Driesen does not endorse using fossil fuels forever and ever amen. In fact, he wants nothing more than for the world to develop and invest in alternative energy because he knows as well as everyone else the day will come when we have no other choice. He simply believes (and rightly so) that, in the mean time, the problems of the Third World are real and not theoretical like so many Green "concerns", and that First World governments should not be intimidated by radical Greens and NGOs in their efforts to employ free-trade and responsible investment in these areas. One of the books biggest themes is how unfair it is that NGOs are not held to the same standards of accountability and transparency they constantly demand from for-profit corporations.
Paul and Willie Soon have written a piece with a publication date of June 7, 2009.
Sub-Saharan Africa remains one of Earth's most impoverished regions. Over 90% of its people still lack electricity, running water, proper sanitation and decent housing. Malaria, malnutrition, tuberculosis, HIV/AIDS and intestinal diseases kill millions every year. Life expectancy is appalling, and falling.

And yet UN officials, European politicians, environmentalist groups and even African authorities insist that global warming is the gravest threat facing the continent. They claim there is no longer any debate over human-caused global warming - but ignore thousands of scientists who say human CO2 emissions are not the primary cause of climate changes, there is no evidence that future warming will be catastrophic, and computer models do not provide valid projections or "scenarios" for the future.

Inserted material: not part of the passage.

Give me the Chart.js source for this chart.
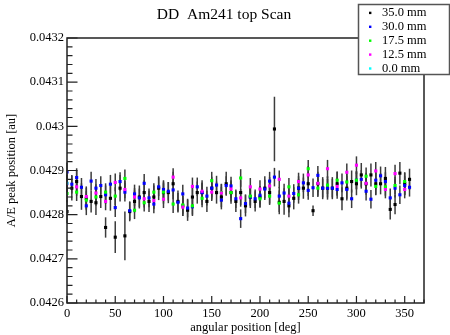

[Global] Warming alarmists use the "specter of climate change" to justify inhumane policies and shift the blame for problems that could be solved with the very technologies they oppose.

Past colonialism sought to develop mining, forestry and agriculture, and bring better government and healthcare practices to Africa . Eco-colonialism keeps Africans "traditional" and "indigenous," by insisting that modern technologies are harmful and not "sustainable" in Africa.
Let me see if I get this? A healthy prosperous Africa is unsustainable, but millions of African children dying every year can be continued indefinitely. You know, if the Austrian Corporal had proposed such a thing we would call these policies genocidal. But wrap it all it green swaddling and it is "saving the earth". You have to wonder what the greenies have against the poor and people of color? Is it possible they are practicers of covert racism?

Cross Posted at Classical Values

2 comments:

LarryD said...

See also James Lewis at American Thinker, Global Warming as European Imperialism

Anonymous said...

It's simpler than all that...

It's the logical conclusion of Malthus.

I've heard quite a few "greens" say.. "A lot of us are going to have to die", by which they mean someone other than themselves.